I know that I’m far from alone in my financial struggles caused by the pandemic. Throughout the summer months, I watched my friends struggle alongside me—even my family was affected when my father lost his job unexpectedly. 
 
No one’s life has escaped the pandemic unscathed. COVID-19 has altered everyone’s aspirations and forced people to re-evaluate their life plans. 
 
At the beginning of 2020, I wasn’t planning on returning to Queen’s for a fifth year. I was set to graduate and wanted to start saving money to put towards my dream of moving abroad. But when COVID-19 hit Canada, I found myself going  down a path I never planned on taking. 
 
I decided that, in the grand scheme of things, taking a fifth year wasn’t a bad idea. In the midst of a global economic crisis, being in school is one of the financially safest places I could be. I cannot stress enough how grateful I am for the creation and distribution of CERB and CESB—even for someone like me who’s worked nonstop since I was 16 years old, I still wasn’t financially prepared to lose my sources of income so suddenly. 
 
I can’t help but worry that come tax season, I will be heavily taxed because of CERB. I don’t think I am the only one who is conscious of the fact that the government’s support could come back to haunt me in the future. 
 
This is why I’m saving every single penny that I can—now more than ever. 
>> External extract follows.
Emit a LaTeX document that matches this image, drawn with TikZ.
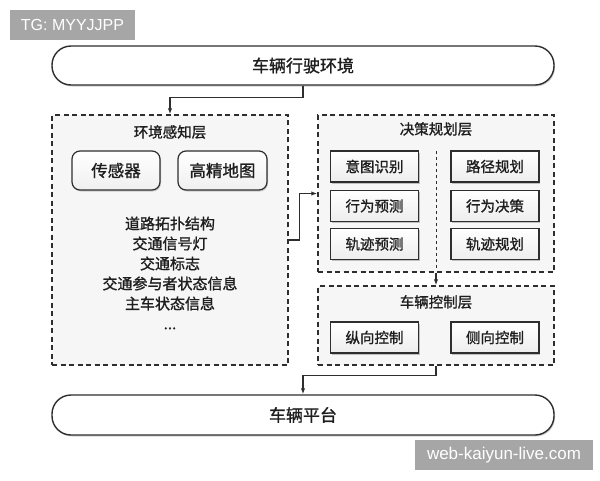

The pandemic has forced me to be more financially responsible, and the uncertainty of the future has been a strong motivator to start keeping a budget. As a student, it’s important that I prioritize basic needs over luxuries, especially now that, with strict provincial guidelines back in place, my employment is once again uncertain. This year, I even chose to forego student loans and opt to only accept grants through OSAP. 
 
These past few months have taught me the importance of balancing my funds. Keeping a social life can get expensive, but if there’s any silver lining to these strenuous times, it’s that my friends and I have discovered inexpensive and innovative ways to make the most out of life in the middle of a pandemic. 
 
After all, you can’t put a price on happiness—but you sure can budget it.